ほんのわずかに嘘を二人の心の内にひそめたままの、穏やかな日々がただ続いていく。
ただ、
夫は自らが引き金を引いたのだという心の澱に沈ませた真実によって、いつもよりも心の揺らぎを大きくする。自由奔放な短期雇用の若者の態度に苛立ったり、物を乱暴に扱ったり。確かに、日常は揺らぎ続けている。
けれど誰も気づかない。妻だけが、そっと悟り、寄り添い、些細な共犯者として傍にいる、ずっと。崩壊は起こらなくとも、なくならない不安定さを抱えたまま、まるで平穏な日常が繰り返される。
たとえば、小さな棘が皮膚から抜けずにいると、どうなるか。
棘が心臓に至って刺すなんてことは、まず起こらない。ただ、不快な違和感がささやかに皮膚にあり続けるだけだろう。そのほうがずっと身近で、起こりうる。そんな身近な違和感を含めたままの日常がこの話では描かれていて、だから彼らの心理に寄り添えて感情を沿わせることのできた、そんな感覚のお話でした。
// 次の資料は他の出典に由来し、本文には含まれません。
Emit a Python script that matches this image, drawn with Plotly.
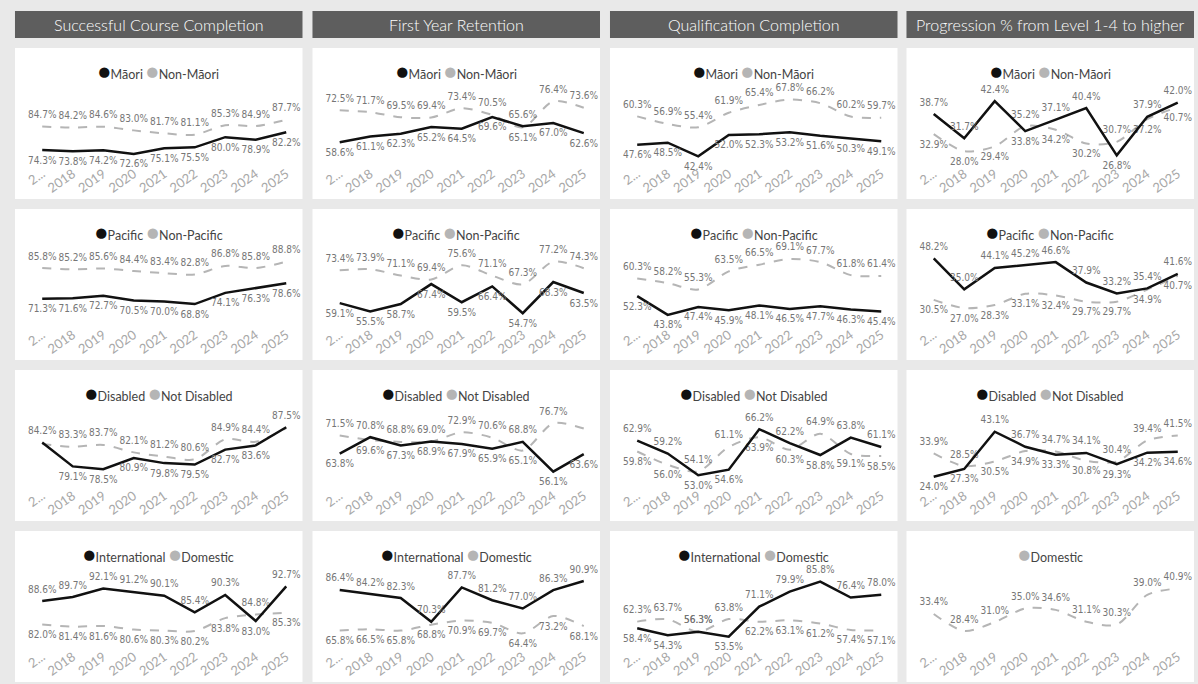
import plotly.graph_objects as go

W, H = 1198, 684

YEARS = ["2017", "2018", "2019", "2020", "2021", "2022", "2023", "2024", "2025"]
TICK_LABELS = ["2...", "2018", "2019", "2020", "2021", "2022", "2023", "2024", "2025"]

METRICS = ["Successful Course Completion", "First Year Retention",
           "Qualification Completion", "Progression % from Level 1-4 to higher"]
GROUP_LABELS = [["Māori", "Non-Māori"], ["Pacific", "Non-Pacific"],
                ["Disabled", "Not Disabled"], ["International", "Domestic"]]

# ---- Row 1: Māori / Non-Māori ----
maori_scc = [74.3, 73.8, 74.2, 72.6, 75.1, 75.5, 80.0, 78.9, 82.2]
nonmaori_scc = [84.7, 84.2, 84.6, 83.0, 81.7, 81.1, 85.3, 84.9, 87.7]
maori_fyr = [58.6, 61.1, 62.3, 65.2, 64.5, 69.6, 65.6, 67.0, 62.6]
nonmaori_fyr = [72.5, 71.7, 69.5, 69.4, 73.4, 70.5, 65.1, 76.4, 73.6]
maori_qc = [47.6, 48.5, 42.4, 52.0, 52.3, 53.2, 51.6, 50.3, 49.1]
nonmaori_qc = [60.3, 56.9, 55.4, 61.9, 65.4, 67.8, 66.2, 60.2, 59.7]
maori_prog = [38.7, 31.7, 42.4, 33.8, 37.1, 40.4, 26.8, 37.9, 42.0]
nonmaori_prog = [32.9, 28.0, 29.4, 35.2, 34.2, 30.2, 30.7, 37.2, 40.7]

# ---- Row 2: Pacific / Non-Pacific ----
pacific_scc = [71.3, 71.6, 72.7, 70.5, 70.0, 68.8, 74.1, 76.3, 78.6]
nonpacific_scc = [85.8, 85.2, 85.6, 84.4, 83.4, 82.8, 86.8, 85.8, 88.8]
pacific_fyr = [59.1, 55.5, 58.7, 67.4, 59.5, 66.4, 54.7, 68.3, 63.5]
nonpacific_fyr = [73.4, 73.9, 71.1, 69.4, 75.6, 71.1, 67.3, 77.2, 74.3]
pacific_qc = [52.3, 43.8, 47.4, 45.9, 48.1, 46.5, 47.7, 46.3, 45.4]
nonpacific_qc = [60.3, 58.2, 55.3, 63.5, 66.5, 69.1, 67.7, 61.8, 61.4]
pacific_prog = [48.2, 35.0, 44.1, 45.2, 46.6, 37.9, 33.2, 35.4, 41.6]
nonpacific_prog = [30.5, 27.0, 28.3, 33.1, 32.4, 29.7, 29.7, 34.9, 40.7]

# ---- Row 3: Disabled / Not Disabled ----
disabled_scc = [84.2, 79.1, 78.5, 80.9, 79.8, 79.5, 82.7, 83.6, 87.5]
notdisabled_scc = [83.9, 83.3, 83.7, 82.1, 81.2, 80.6, 84.9, 84.4, 87.3]
disabled_fyr = [63.8, 70.8, 67.3, 69.0, 67.9, 65.9, 68.8, 56.1, 63.6]
notdisabled_fyr = [71.5, 69.6, 68.8, 68.9, 72.9, 70.6, 65.1, 76.7, 74.5]
disabled_qc = [62.9, 59.2, 53.0, 54.6, 66.2, 62.2, 58.8, 63.8, 61.1]
notdisabled_qc = [59.8, 56.0, 54.1, 61.1, 63.9, 60.3, 64.9, 59.1, 58.5]
disabled_prog = [24.0, 27.3, 43.1, 36.7, 33.3, 34.1, 29.3, 34.2, 34.6]
notdisabled_prog = [33.9, 28.5, 30.5, 34.9, 34.7, 30.8, 30.4, 39.4, 41.5]

# ---- Row 4: International / Domestic ----
intl_scc = [88.6, 89.7, 92.1, 91.2, 90.1, 85.4, 90.3, 83.0, 92.7]
domestic_scc = [82.0, 81.4, 81.6, 80.6, 80.3, 80.2, 83.8, 84.8, 85.3]
intl_fyr = [86.4, 84.2, 82.3, 70.3, 87.7, 81.2, 77.0, 86.3, 90.9]
domestic_fyr = [65.8, 66.5, 65.8, 68.8, 70.9, 69.7, 64.4, 73.2, 68.1]
intl_qc = [58.4, 54.3, 56.3, 53.5, 71.1, 79.9, 85.8, 76.4, 78.0]
domestic_qc = [62.3, 63.7, 56.3, 63.8, 62.2, 63.1, 61.2, 57.4, 57.1]
domestic_prog = [33.4, 28.4, 31.0, 35.0, 34.6, 31.1, 30.3, 39.0, 40.9]

DATA = [
    [(maori_scc, nonmaori_scc), (maori_fyr, nonmaori_fyr), (maori_qc, nonmaori_qc), (maori_prog, nonmaori_prog)],
    [(pacific_scc, nonpacific_scc), (pacific_fyr, nonpacific_fyr), (pacific_qc, nonpacific_qc), (pacific_prog, nonpacific_prog)],
    [(disabled_scc, notdisabled_scc), (disabled_fyr, notdisabled_fyr), (disabled_qc, notdisabled_qc), (disabled_prog, notdisabled_prog)],
    [(intl_scc, domestic_scc), (intl_fyr, domestic_fyr), (intl_qc, domestic_qc), (None, domestic_prog)],
]

# labels that the original hides because of overlap: (row, col, series, index)
HIDDEN_LABELS = {(2, 0, 1, 0), (2, 0, 1, 8), (2, 1, 1, 8)}

# ---- layout (pixels) ----
Y_RANGES = [
    [[68.6, 101.7], [49.6, 82.2], [39.4, 73.0], [24.6, 46.2]],
    [[59.4, 94.8], [50.0, 82.7], [39.7, 73.6], [20.2, 52.2]],
    [[75.1, 91.2], [50.4, 82.4], [50.2, 71.7], [20.5, 52.3]],
    [[76.0, 97.0], [58.0, 96.0], [48.0, 92.0], [24.0, 46.0]],
]
CARD_X = [13, 311, 609, 906]
CARD_W = 288
CARD_Y = [48, 209, 370, 531]
CARD_H = 151
HEAD_Y0, HEAD_Y1 = 11, 38

BG = "#e9e9e9"
HEAD_BG = "#5e5e5e"
BLACK = "#111111"
GREY = "#b5b5b5"
LABEL_C = "#767676"
UI_FONT = "Segoe UI, Lato, Open Sans, sans-serif"
LBL_FONT = "DejaVu Sans Condensed, DejaVu Sans, sans-serif"


def px(x):
    return x / W


def py(y):
    return 1 - y / H


fig = go.Figure()
shapes = []
annotations = []
layout_axes = {}

for c, title in enumerate(METRICS):
    x0 = CARD_X[c]
    shapes.append(dict(type="rect", xref="paper", yref="paper", x0=px(x0), x1=px(x0 + CARD_W),
                       y0=py(HEAD_Y1), y1=py(HEAD_Y0), fillcolor=HEAD_BG, line=dict(width=0), layer="below"))
    annotations.append(dict(text=title, xref="paper", yref="paper", x=px(x0 + CARD_W / 2),
                            y=py((HEAD_Y0 + HEAD_Y1) / 2), showarrow=False, xanchor="center", yanchor="middle",
                            font=dict(family=UI_FONT, size=16, color="white", weight=300)))

for r in range(4):
    for c in range(4):
        k = r * 4 + c + 1
        x0, y0 = CARD_X[c], CARD_Y[r]
        shapes.append(dict(type="rect", xref="paper", yref="paper", x0=px(x0), x1=px(x0 + CARD_W),
                           y0=py(y0 + CARD_H), y1=py(y0), fillcolor="white", line=dict(width=0), layer="below"))
        xa = "xaxis" if k == 1 else f"xaxis{k}"
        ya = "yaxis" if k == 1 else f"yaxis{k}"
        xr = "x" if k == 1 else f"x{k}"
        yr = "y" if k == 1 else f"y{k}"
        layout_axes[xa] = dict(domain=[px(x0 + 12), px(x0 + 287)], anchor=yr, type="category",
                               range=[-0.5, 8.5], showgrid=False, zeroline=False, showline=False,
                               tickmode="array", tickvals=YEARS, ticktext=TICK_LABELS, tickangle=-35,
                               ticks="", tickfont=dict(family=UI_FONT, size=13, color="#a8a8a8"),
                               fixedrange=True)
        layout_axes[ya] = dict(domain=[py(y0 + 115), py(y0 + 40)], anchor=xr, range=Y_RANGES[r][c],
                               visible=False, fixedrange=True)

        prim, sec = DATA[r][c]
        names = GROUP_LABELS[r]
        series = [(sec, 1), (prim, 0)]
        for vals, si in series:
            if vals is None:
                continue
            other = prim if si == 1 else sec
            pos = []
            for i, v in enumerate(vals):
                if other is None:
                    pos.append("top center")
                else:
                    pos.append("top center" if v >= other[i] else "bottom center")
            texts = ["" if (r, c, si, i) in HIDDEN_LABELS else f"{v:.1f}%" for i, v in enumerate(vals)]
            if si == 0:
                line = dict(color=BLACK, width=2.5)
            else:
                line = dict(color=GREY, width=2, dash="dash", shape="spline", smoothing=0.8)
            fig.add_trace(go.Scatter(x=YEARS, y=vals, xaxis=xr, yaxis=yr, mode="lines+markers+text",
                                     line=line, marker=dict(size=8, opacity=0),
                                     text=texts, textposition=pos,
                                     textfont=dict(family=LBL_FONT, size=10, color=LABEL_C),
                                     cliponaxis=False, showlegend=False, hoverinfo="skip"))
        # legend
        if prim is not None:
            leg = (f'<span style="color:{BLACK};font-size:21px">●</span>{names[0]} '
                   f'<span style="color:{GREY};font-size:21px">●</span>{names[1]}')
        else:
            leg = f'<span style="color:{GREY};font-size:21px">●</span>{names[1]}'
        annotations.append(dict(text=leg, xref="paper", yref="paper", x=px(x0 + CARD_W / 2),
                                y=py(y0 + 22), showarrow=False, xanchor="center", yanchor="middle",
                                font=dict(family=UI_FONT, size=12.5, color="#444444")))

fig.update_layout(width=W, height=H, margin=dict(l=0, r=0, t=0, b=0), paper_bgcolor=BG,
                  plot_bgcolor="rgba(0,0,0,0)", shapes=shapes, annotations=annotations,
                  showlegend=False, **layout_axes)

fig.write_html("out.html", config={"displayModeBar": False})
事件の立てたさざ波をいつまでも追うような、静かな余韻が後を引く
嘘が嘘を呼ぶ物語、
というのは結構定番といっていいほどあるもので、それはそれで、とても面白い。
けれど何気なく吐いたたったひとつの嘘、それが立てたさざ波をただ追っていく「だけ」のこのお話を、これほど滋味深く面白く描けるのか、と感心しました。
登場人物たちも特異なキャラクタが与えられているわけでなく、ちょっと欲張りで傲慢な、けれど悪人ではない組合長や、つかみどころのないいまどきの青年、謎めいた風ながら根は純粋な運転手など、個性はあれども奇矯とまではいかない、こんな人いるかもという親近感があります。だからこそ、この「普通の人々の物語」に、しっくりとハマる。
彼らは各々が好きなようにいつもの会話を交わし、それも喫茶店の隣の席で交わされているようないたってナチュラルな内容に尽きている。なのに飽きずにそれを聞けるし、ときに彼らに加わるように笑ったりもする。さりげなくテクニカルが混ざっていて、いつの間にか惹きつけてくるのです。そのさりげない巧さが、素晴らしかった。
もちろん、役者さんたちの台詞回しや細やかな所作といった技術の効果も加わってのことです。
役者がただただ普通の人を演じて、普通の人々の見本である観客を惹きつけるのって、結構難物だと思うからです。
この「リムジン」、言ってしまえば、とても地味な物語です。
けれど、このお芝居を思い返したときには、あの夫婦が過去の嘘でいつまでもいつまでも心の底を揺らし続けているように、静かにさざめくように響いた余韻を思い出すのだろうと思いました。